Contaba Oscar Rekalde, responsable de comunicación de un partido político, que había leido un artículo en el que el periodismo era el oficio peor considerado junto al de juez y el de abogado. Y contaba también que frente a estas dos últimas profesiones que pese a no estar bien vistas eran de las preferidas para que las ejercieran los descendientes, pocos encuestados optaban porque sus retoños se dedicaran el periodismo como forma de vida.
Está claro que a ningún buen vendedor de artesanía se le iba a ocurrir diseñar a una de sus chicas con su cuaderno, el micrófono o la grabadora. Primero porque tal vez debería colocar muchos complementos multimedia en tan pocos centímetros y segundo porque es mucho más popular que el brochecillo lleve un estetoscopio para auscultar a los pacientes.

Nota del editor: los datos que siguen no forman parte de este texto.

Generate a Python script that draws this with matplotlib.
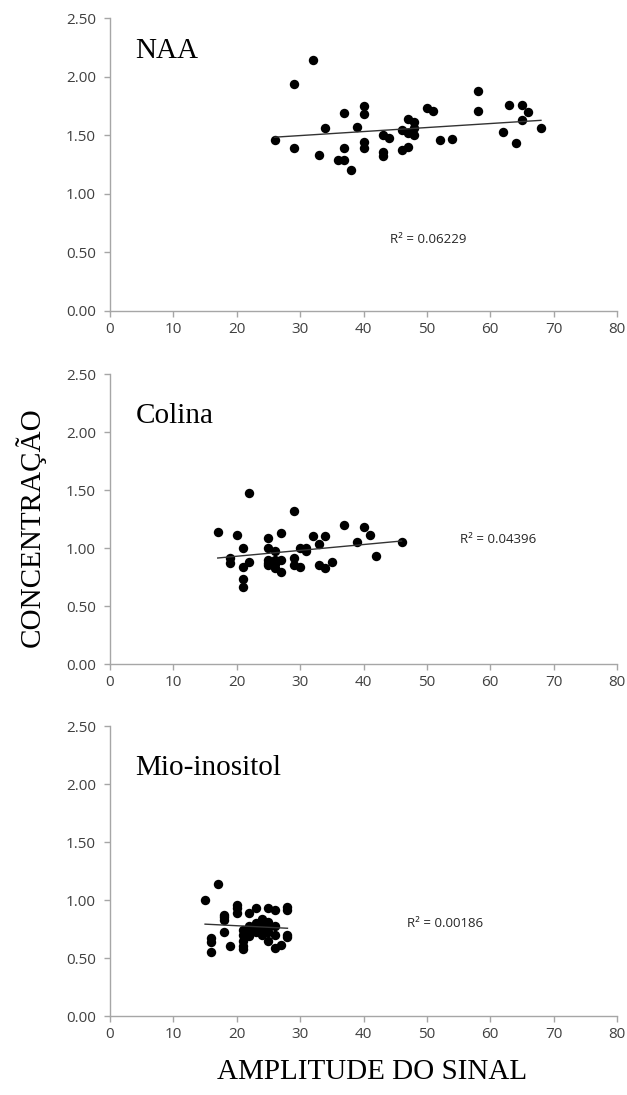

Vamos, que si eres periodista casi es mejor que no se entere nadie. Ocurre que conozco a mucha gente de esta profesión, comunicadoress a los que quiero, a los que escucho, a los que leo o a los que aprecio. O una mezcla de todo ello. Con algunos ni siquiera me he cruzado jamás. Con otros he comido y me reído. Con algunos trabajo cada día.Nada tienen que ver con quienes tanto han perjudicado a esta vocación y a este oficio, incluidos algunos de los miembros del variopinto grupo que configura quien se dedica a contar a los demás qué es lo que pasa y a cuyo descrédito contribuyen también quienes les desmienten cada día para no verse perjudicados.